As of April 2025, several blockchain networks stand out for their activity and innovation. The main ones are:
- Bitcoin: Bitcoin is centered around a store of value, with a market capitalization of $1.636 trillion on April 6, 2025, and frequent transactions. The halving in 2024 and the approvals of exchange-traded funds (ETFs) keep it relevant. Around 960 developers are engaged in scalability, such as the Lightning Network, despite having limited smart contract functionality.
- Ethereum: This blockchain network fuels decentralized finance (DeFi), non-fungible tokens (NFTs), and DApps, handling millions of transactions per day through layer 2s such as Arbitrum as of April 2025. It had more than 5,900 active developers per month in June 2023. High total value locked (TVL) continues, although gas fees is a problem without layer 2s.

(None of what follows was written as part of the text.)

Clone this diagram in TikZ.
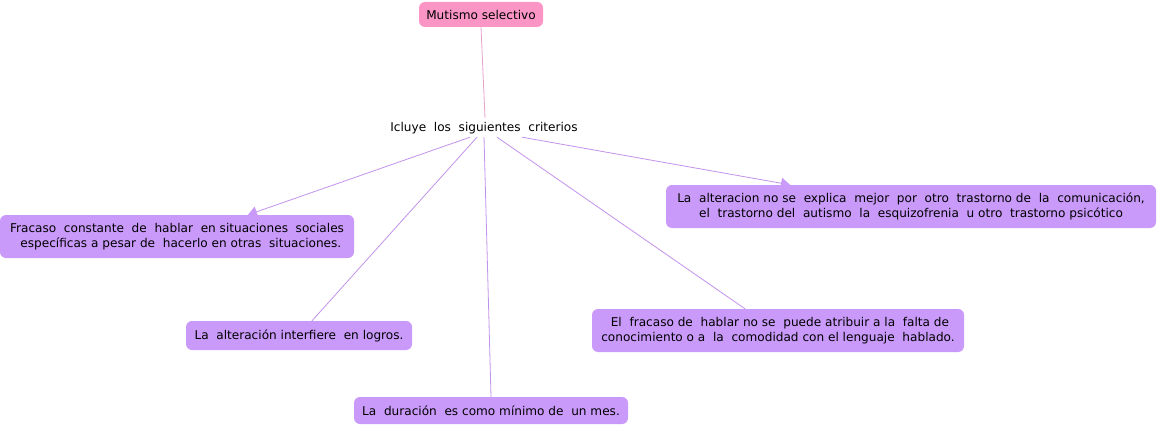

- Solana: Solana’s daily active addresses stood at 3.68 million as of April 8, 2025, according to DefiLlama. Its high-speed transactions and low fees are likely fueling the boom. It recovered after the 2022 FTX collapse, backing gaming and DeFi. It boasted more than 1,400 developers in June 2023, with previous outages being an issue. Furthermore, as reported by Economic Times, the crash of the TRUMP token in March 2025, which fell more than 85% from its January high, tested Solana’s momentum.
- BNB Chain: Binance’s BNB Chain blockchain network boasts 1.93 million active users per day as of April 1, 2025, and cheap transactions. It reflects significant TVL and volume, primarily in gaming and DeFi, though its centralization is contentious.

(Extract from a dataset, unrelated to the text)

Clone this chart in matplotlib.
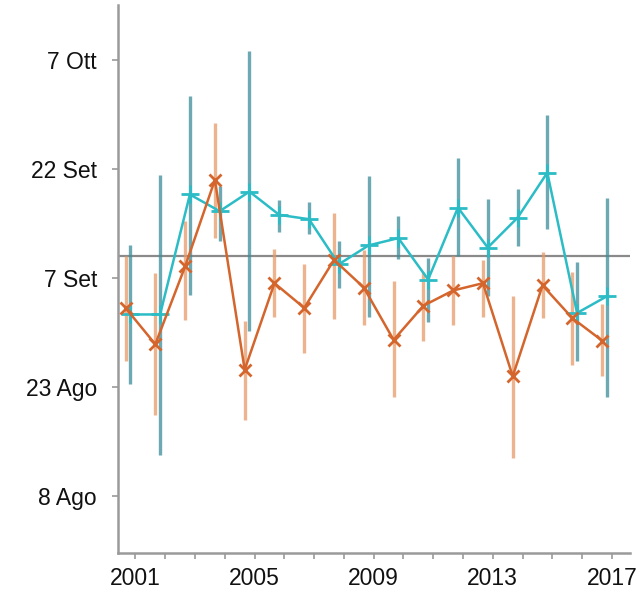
import numpy as np
import matplotlib
matplotlib.use("Agg")
import matplotlib.pyplot as plt

plt.rcParams['font.family'] = ['Liberation Sans', 'DejaVu Sans']

# anni e date (giorno dell'anno)
years = np.arange(2001, 2018)

# serie arancione: media, estremo inferiore, estremo superiore
orange_mid = [245.9, 240.9, 251.6, 263.5, 237.4, 249.3, 245.9, 252.5, 248.7,
              241.5, 246.2, 248.3, 249.3, 236.5, 249.0, 244.5, 241.4]
orange_lo = [238.6, 231.2, 244.3, 255.5, 230.5, 244.7, 239.7, 244.4, 243.6,
             233.7, 241.3, 243.5, 244.7, 225.3, 244.5, 238.1, 236.5]
orange_hi = [253.0, 250.7, 257.8, 271.3, 244.1, 254.0, 252.0, 259.0, 253.9,
             249.6, 250.9, 253.1, 252.5, 247.5, 253.6, 250.9, 246.4]

# serie azzurra
teal_mid = [245.0, 245.0, 261.5, 259.2, 261.9, 258.7, 258.1, 251.9, 254.5,
            255.5, 249.8, 259.7, 254.2, 258.3, 264.5, 245.2, 247.5]
teal_lo = [235.4, 225.7, 247.7, 255.1, 242.7, 256.3, 256.0, 248.7, 244.7,
           252.6, 243.9, 253.0, 247.5, 254.4, 256.8, 238.6, 233.7]
teal_hi = [254.6, 264.2, 275.1, 262.6, 281.2, 260.8, 260.4, 255.1, 264.1,
           258.5, 252.8, 266.5, 260.9, 262.2, 272.5, 252.2, 261.0]

ref_line = 253.1

ytick_pos = [220, 235, 250, 265, 280]
ytick_lab = ['8 Ago', '23 Ago', '7 Set', '22 Set', '7 Ott']
xtick_pos = [2001, 2005, 2009, 2013, 2017]

fig = plt.figure(figsize=(6.41, 5.92), dpi=100)
ax = fig.add_axes([0.184, 0.066, 0.799, 0.926])

x_or = years - 0.33
x_te = years - 0.17

om = np.array(orange_mid)
tm = np.array(teal_mid)

ax.axhline(ref_line, color='#8a8a8a', lw=1.6, zorder=1)

ax.vlines(x_or, orange_lo, orange_hi, color='#e89a68', alpha=0.75, lw=2.4, zorder=2)
ax.vlines(x_te, teal_lo, teal_hi, color='#3b8d99', alpha=0.75, lw=2.4, zorder=2)

ax.plot(x_te, tm, color='#2bbcc6', lw=1.8, marker='+', ms=13, mew=2, zorder=3)
ax.plot(x_or, om, color='#d4652c', lw=1.8, marker='x', ms=9, mew=2, zorder=4)

ax.set_xlim(2000.415, 2017.61)
ax.set_ylim(212.2, 287.6)
ax.set_xticks(years, minor=True)
ax.set_xticks(xtick_pos)
ax.set_yticks(ytick_pos)
ax.set_yticklabels(ytick_lab)

for s in ['top', 'right']:
    ax.spines[s].set_visible(False)
for s in ['left', 'bottom']:
    ax.spines[s].set_color('#9a9a9a')
    ax.spines[s].set_linewidth(1.8)

ax.tick_params(axis='both', which='both', color='#9a9a9a', length=4, width=1.2,
               labelsize=16.5, labelcolor='#111111')
ax.tick_params(axis='y', pad=11)
ax.tick_params(axis='x', pad=6)

fig.savefig('out.png', dpi=100)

- Polkadot: Polkadot brings blockchain networks together, with more than 1,900 developers in June 2023 actively developing interoperability. It has multiple parachains, with some moderate but increasing use as of April 2025, although it is less user-friendly.

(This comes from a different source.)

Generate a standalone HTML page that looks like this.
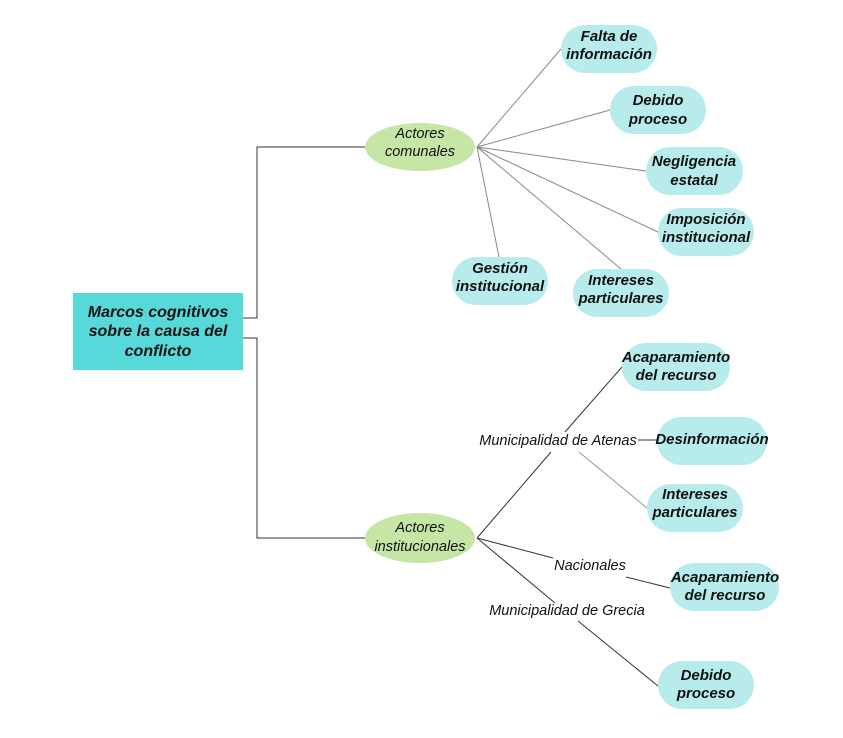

What Goes Wrong When A Blockchain Network Fades?
The stories of blockchain networks such as EOS and Terra show that hype will not be enough to keep a network alive. EOS, once an “Ethereum killer,” raised $4 billion during its 2017 ICO but experienced little adoption by 2025 because of governance problems. Terra’s collapse in 2022 erased billions, destroying faith in its blockchain. These instances demonstrate the importance of practical usability, strong security, and continued development.
A blockchain network with no practical applications in the real world or a dedicated community finds it difficult to weather market slumps. On the other hand, Ethereum’s capacity to grow through upgrades and retain developer allegiance makes its blockchain a pillar of the crypto space.
How Can You Identify a Healthy Blockchain Network?
A healthy blockchain network shows obvious indications of vitality: elevated transaction volume, high total value locked (TVL), engaged developers, and a decentralized validator set. Transaction speed measures user activity, while TVL shows trust in DeFi protocols. Developer activity in the form of new DApp releases indicates innovation, and a strong validator count guarantees security.
For instance, Solana’s revival after FTX was fueled by its 1,400 developers and increasing TVL, exemplifying a thriving blockchain. Downward metrics indicate that a network is losing momentum. XRP’s blockchain, buttressed by Ripple’s corporate partnerships, exhibits stable transaction volume, upholding its health and integrity.
Conclusion
The survival of a blockchain network is a tale of failure and triumphs, with Bitcoin, Ethereum, XRP, and Polkadot demonstrating resilience while others ceaselessly disappear. Active communities, real-world utility, and sustained innovation are the main factors of success, as evident in successful blockchain networks. Regulatory risks and infrastructure deficits remain, but the potential for revival remains for those that can adapt and inspire.